A few strokes on a ceramic rod before and after heavy cooking sessions keeps most camp knives performing well.

Cleaning a Camp Knife Without a Sink

You rarely have access to hot soapy water and a drying rack at camp. A few practical approaches:

  • Wipe the blade on a clean cloth after each use
  • Rinse with clean water when available and dry immediately
  • For raw meat, use biodegradable soap and rinse well if near a water source
  • Dry before sheathing to prevent moisture buildup against the blade

Carbon steel knives benefit from a thin coat of mineral oil or food-safe blade oil applied with a cloth every few days of outdoor use.

FAQ

Can I bring a chef's knife camping in a national park?

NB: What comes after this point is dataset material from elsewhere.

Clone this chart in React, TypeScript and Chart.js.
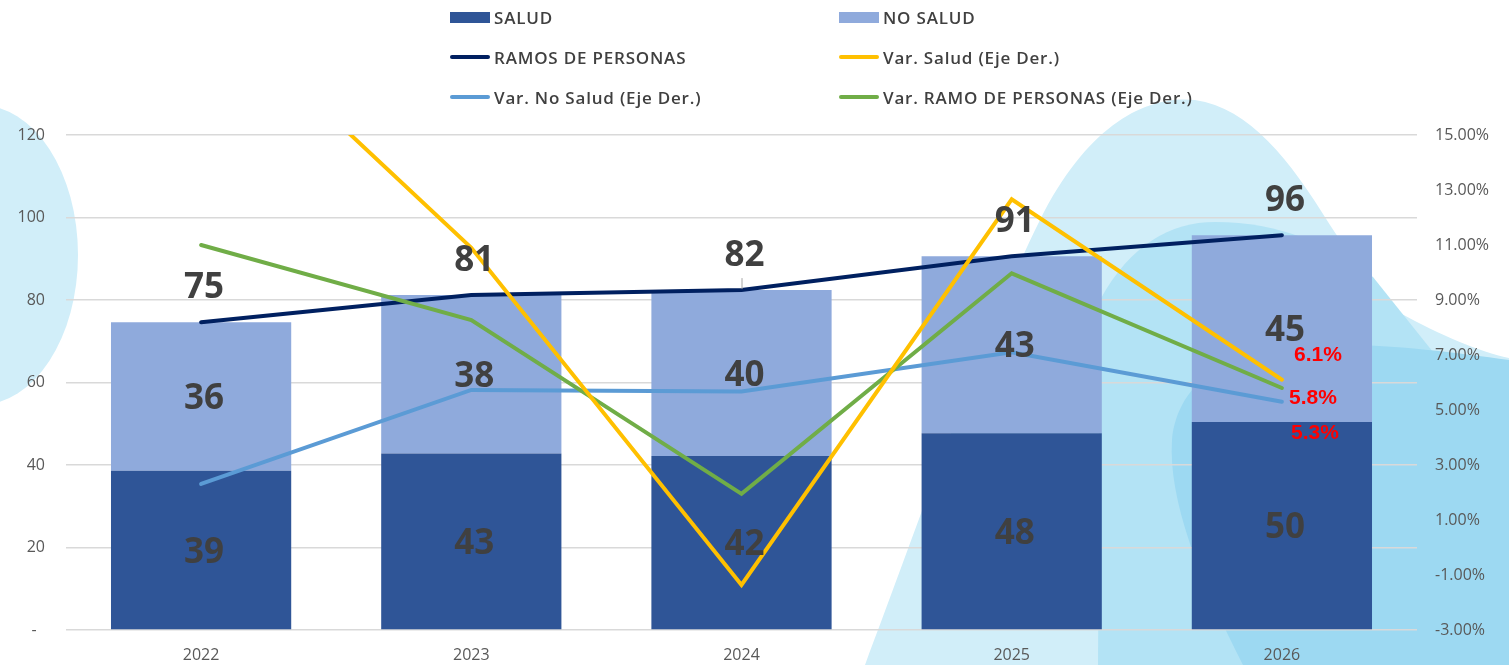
import React, { useEffect, useRef } from 'react';
import { Chart, registerables } from 'chart.js';

Chart.register(...registerables);

// ---------- DATA ----------
const years = ['2022', '2023', '2024', '2025', '2026'];
const salud = [38.6, 42.8, 42.2, 47.7, 50.4];
const noSalud = [36.0, 38.4, 40.2, 42.9, 45.3];
const ramosPersonas = [74.6, 81.2, 82.4, 90.6, 95.7];
const varSalud = [20.1, 10.9, -1.36, 12.66, 6.1];
const varNoSalud = [2.31, 5.73, 5.67, 7.1, 5.3];
const varRamo = [11.0, 8.27, 1.95, 9.97, 5.8];

const leftMin = 0;
const leftMax = 120;
const leftStep = 20;
const rightMin = -3;
const rightMax = 15;
const rightStep = 2;

const seriesNames = [
  'SALUD',
  'NO SALUD',
  'RAMOS DE PERSONAS',
  'Var. Salud (Eje Der.)',
  'Var. No Salud (Eje Der.)',
  'Var. RAMO DE PERSONAS (Eje Der.)',
];

// ---------- STYLE ----------
const C_SALUD = '#2F5597';
const C_NOSALUD = '#8FAADC';
const C_RAMOS = '#002060';
const C_VSALUD = '#FFC000';
const C_VNOSALUD = '#5B9BD5';
const C_VRAMO = '#70AD47';
const TICK_COLOR = '#595959';
const LABEL_COLOR = '#404040';
const BIG_FONT = 'bold 35px "Open Sans"';
const BIG_SIZE = 35;
const RED_FONT = 'bold 21px "Liberation Sans"';
const RED_SIZE = 21;

const bgPlugin = {
  id: 'bgShapes',
  beforeDraw(chart: any) {
    const ctx = chart.ctx as CanvasRenderingContext2D;
    ctx.save();
    // left blob
    ctx.fillStyle = '#D1EEF9';
    ctx.beginPath();
    ctx.ellipse(-20, 255, 98, 150, 0, 0, Math.PI * 2);
    ctx.fill();
    // right mountain (light)
    ctx.beginPath();
    ctx.moveTo(865, 665);
    ctx.bezierCurveTo(920, 520, 985, 330, 1040, 220);
    ctx.bezierCurveTo(1090, 120, 1150, 95, 1195, 100);
    ctx.bezierCurveTo(1250, 108, 1290, 160, 1330, 225);
    ctx.bezierCurveTo(1355, 262, 1375, 295, 1400, 313);
    ctx.bezierCurveTo(1440, 335, 1480, 352, 1509, 358);
    ctx.lineTo(1509, 665);
    ctx.closePath();
    ctx.fill();
    // medium
    ctx.fillStyle = '#B3E3F5';
    ctx.beginPath();
    ctx.moveTo(1098, 665);
    ctx.lineTo(1100, 300);
    ctx.bezierCurveTo(1130, 245, 1170, 222, 1215, 222);
    ctx.bezierCurveTo(1280, 222, 1330, 245, 1373, 277);
    ctx.lineTo(1509, 447);
    ctx.lineTo(1509, 665);
    ctx.closePath();
    ctx.fill();
    // darker
    ctx.fillStyle = '#9DD9F2';
    ctx.beginPath();
    ctx.moveTo(1243, 665);
    ctx.bezierCurveTo(1200, 580, 1168, 500, 1172, 440);
    ctx.bezierCurveTo(1178, 380, 1230, 350, 1300, 345);
    ctx.bezierCurveTo(1380, 342, 1450, 352, 1509, 360);
    ctx.lineTo(1509, 665);
    ctx.closePath();
    ctx.fill();
    ctx.restore();
  },
};

const labelPlugin = {
  id: 'valueLabels',
  afterDatasetsDraw(chart: any) {
    const ctx = chart.ctx as CanvasRenderingContext2D;
    ctx.save();
    ctx.textAlign = 'center';
    ctx.textBaseline = 'alphabetic';
    // stacked bar labels
    [0, 1].forEach((di) => {
      const meta = chart.getDatasetMeta(di);
      const vals = chart.data.datasets[di].data as number[];
      meta.data.forEach((el: any, i: number) => {
        const p = el.getProps(['x', 'y', 'base'], true);
        ctx.font = BIG_FONT;
        ctx.fillStyle = LABEL_COLOR;
        ctx.fillText(String(Math.round(vals[i])), p.x + 3, (p.y + p.base) / 2 + BIG_SIZE * 0.357);
      });
    });
    // total line labels
    {
      const meta = chart.getDatasetMeta(2);
      const vals = chart.data.datasets[2].data as number[];
      meta.data.forEach((el: any, i: number) => {
        const p = el.getProps(['x', 'y'], true);
        ctx.font = BIG_FONT;
        ctx.fillStyle = LABEL_COLOR;
        ctx.fillText(String(Math.round(vals[i])), p.x + 3, p.y - 37 + BIG_SIZE * 0.357);
        if (i === 2) {
          ctx.strokeStyle = '#A6A6A6';
          ctx.lineWidth = 1;
          ctx.beginPath();
          ctx.moveTo(p.x + 0.5, p.y - 12);
          ctx.lineTo(p.x + 0.5, p.y - 1);
          ctx.stroke();
        }
      });
    }
    // last-point variation labels (red)
    const offsets: Record<number, [number, number]> = { 3: [36, -26], 5: [31, 8], 4: [33, 30] };
    [3, 4, 5].forEach((di) => {
      const meta = chart.getDatasetMeta(di);
      const vals = chart.data.datasets[di].data as number[];
      const last = vals.length - 1;
      const el = meta.data[last];
      const p = el.getProps(['x', 'y'], true);
      ctx.font = RED_FONT;
      ctx.fillStyle = '#FF0000';
      const [dx, dy] = offsets[di];
      ctx.fillText(vals[last].toFixed(1) + '%', p.x + dx, p.y + dy + RED_SIZE * 0.358);
    });
    ctx.restore();
  },
};

const legendItems = [
  { name: seriesNames[0], kind: 'box', color: C_SALUD, x: 450, y: 17 },
  { name: seriesNames[1], kind: 'box', color: C_NOSALUD, x: 839, y: 17 },
  { name: seriesNames[2], kind: 'line', color: C_RAMOS, x: 450, y: 57 },
  { name: seriesNames[3], kind: 'line', color: C_VSALUD, x: 839, y: 57 },
  { name: seriesNames[4], kind: 'line', color: C_VNOSALUD, x: 450, y: 97 },
  { name: seriesNames[5], kind: 'line', color: C_VRAMO, x: 839, y: 97 },
];

export default function App() {
  const canvasRef = useRef<HTMLCanvasElement | null>(null);

  useEffect(() => {
    document.body.style.margin = '0';
    document.body.style.overflow = 'hidden';
    const canvas = canvasRef.current;
    if (!canvas) return;
    const lineCommon = {
      type: 'line' as const,
      pointRadius: 0,
      pointHoverRadius: 0,
      borderWidth: 4,
      tension: 0,
      borderCapStyle: 'round' as const,
      borderJoinStyle: 'miter' as const,
      fill: false,
    };
    const chart = new Chart(canvas, {
      type: 'bar',
      data: {
        labels: years,
        datasets: [
          {
            type: 'bar',
            label: seriesNames[0],
            data: salud,
            backgroundColor: C_SALUD,
            yAxisID: 'y',
            stack: 'bars',
            order: 10,
            barPercentage: 0.667,
            categoryPercentage: 1,
          },
          {
            type: 'bar',
            label: seriesNames[1],
            data: noSalud,
            backgroundColor: C_NOSALUD,
            yAxisID: 'y',
            stack: 'bars',
            order: 11,
            barPercentage: 0.667,
            categoryPercentage: 1,
          },
          {
            ...lineCommon,
            label: seriesNames[2],
            data: ramosPersonas,
            borderColor: C_RAMOS,
            yAxisID: 'y',
            stack: 'line',
            order: 4,
          },
          {
            ...lineCommon,
            label: seriesNames[3],
            data: varSalud,
            borderColor: C_VSALUD,
            yAxisID: 'yR',
            order: 1,
          },
          {
            ...lineCommon,
            label: seriesNames[4],
            data: varNoSalud,
            borderColor: C_VNOSALUD,
            yAxisID: 'yR',
            order: 3,
          },
          {
            ...lineCommon,
            label: seriesNames[5],
            data: varRamo,
            borderColor: C_VRAMO,
            yAxisID: 'yR',
            order: 2,
          },
        ] as any,
      },
      options: {
        responsive: false,
        animation: false,
        events: [],
        layout: { padding: { top: 135, left: 0, right: 0, bottom: 0 } },
        plugins: {
          legend: { display: false },
          tooltip: { enabled: false },
          title: { display: false },
        },
        scales: {
          x: {
            stacked: true,
            grid: { display: false, drawTicks: false },
            border: { display: false },
            ticks: {
              color: TICK_COLOR,
              font: { family: '"Open Sans"', size: 16 },
              padding: 16,
            },
            afterFit: (s: any) => {
              s.height = 35;
            },
          },
          y: {
            position: 'left',
            stacked: true,
            min: leftMin,
            max: leftMax,
            grid: { color: '#D9D9D9', lineWidth: 1.5, drawTicks: false },
            border: { display: false },
            ticks: {
              stepSize: leftStep,
              color: TICK_COLOR,
              font: { family: '"Open Sans"', size: 16 },
              padding: 21,
              callback: (v: any) => (Number(v) === 0 ? '-  ' : String(v)),
            },
            afterFit: (s: any) => {
              s.width = 66;
            },
          },
          yR: {
            position: 'right',
            min: rightMin,
            max: rightMax,
            grid: { display: false, drawTicks: false },
            border: { display: false },
            ticks: {
              stepSize: rightStep,
              color: TICK_COLOR,
              font: { family: '"Open Sans"', size: 16 },
              padding: 18,
              callback: (v: any) => Number(v).toFixed(2) + '%',
            },
            afterFit: (s: any) => {
              s.width = 92;
            },
          },
        },
      } as any,
      plugins: [bgPlugin, labelPlugin],
    });
    return () => {
      chart.destroy();
    };
  }, []);

  return (
    <div style={{ position: 'relative', width: 1509, height: 665, overflow: 'hidden', background: '#FFFFFF' }}>
      <canvas ref={canvasRef} width={1509} height={665} style={{ position: 'absolute', left: 0, top: 0 }} />
      {legendItems.map((it) => (
        <div
          key={it.name}
          style={{
            position: 'absolute',
            left: it.x,
            top: it.y - 12,
            height: 24,
            display: 'flex',
            alignItems: 'center',
            whiteSpace: 'nowrap',
            fontFamily: '"Open Sans", sans-serif',
            fontWeight: 600,
            fontSize: 17,
            letterSpacing: 0.8,
            color: LABEL_COLOR,
          }}
        >
          <span
            style={{
              display: 'inline-block',
              width: 40,
              height: it.kind === 'box' ? 11 : 4,
              borderRadius: it.kind === 'box' ? 0 : 2,
              background: it.color,
              marginRight: 4,
            }}
          />
          <span>{it.name}</span>
        </div>
      ))}
    </div>
  );
}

In most cases yes. Chef's knives are tools, not weapons, and are generally permitted. Some very high-security or specific regulated areas may have restrictions. Check the specific regulations for your destination.

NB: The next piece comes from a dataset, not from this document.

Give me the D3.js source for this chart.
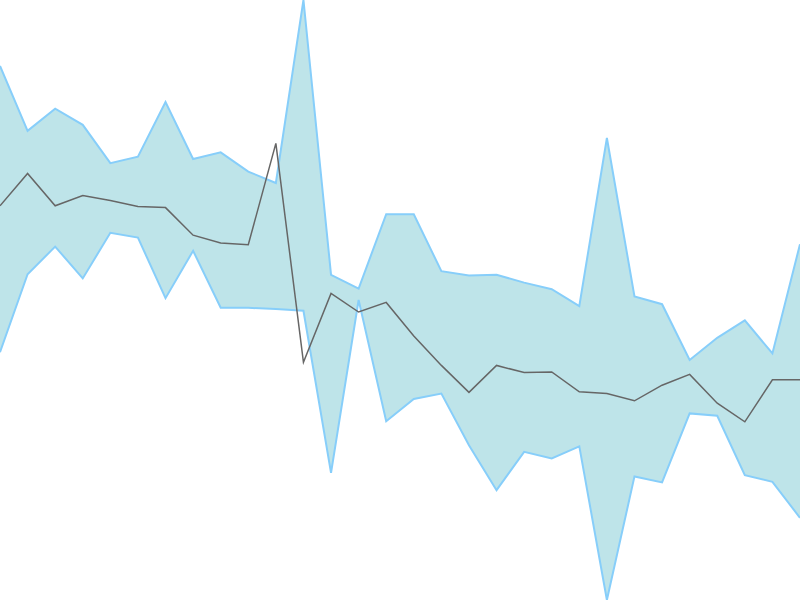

What blade length is best for backpacking versus car camping?

For backpacking where weight matters, a 4 to 5-inch blade is practical. For car camping with a full cooler and real meal prep, a 6 to 7-inch blade is easier to work with.

Do I need a different knife for camping than for hunting?

Yes, generally. A hunting knife is optimized for field dressing game: specific blade profiles for skinning, gut hooks, etc. A camp chef knife is optimized for food preparation. Some knives do both acceptably, but specialists at each task tend to be better at it.

How do I prevent rust on my camp knife?

Dry the blade thoroughly after every use, apply food-safe mineral oil periodically, and store in a dry sheath. For trips in humid or wet conditions, choose a stainless steel blade rather than carbon.

Final Takeaway

A camping chef knife is worth thinking about separately from your home kitchen knives and your outdoor hunting or survival tools. For camp cooking specifically, you want a 5 to 7-inch blade in stainless or low-maintenance carbon steel, a grip that works when wet, full tang construction, and a proper sheath. A knife that ticks all four boxes handles real meal prep at camp confidently and survives the conditions that would ruin a kitchen-only knife quickly.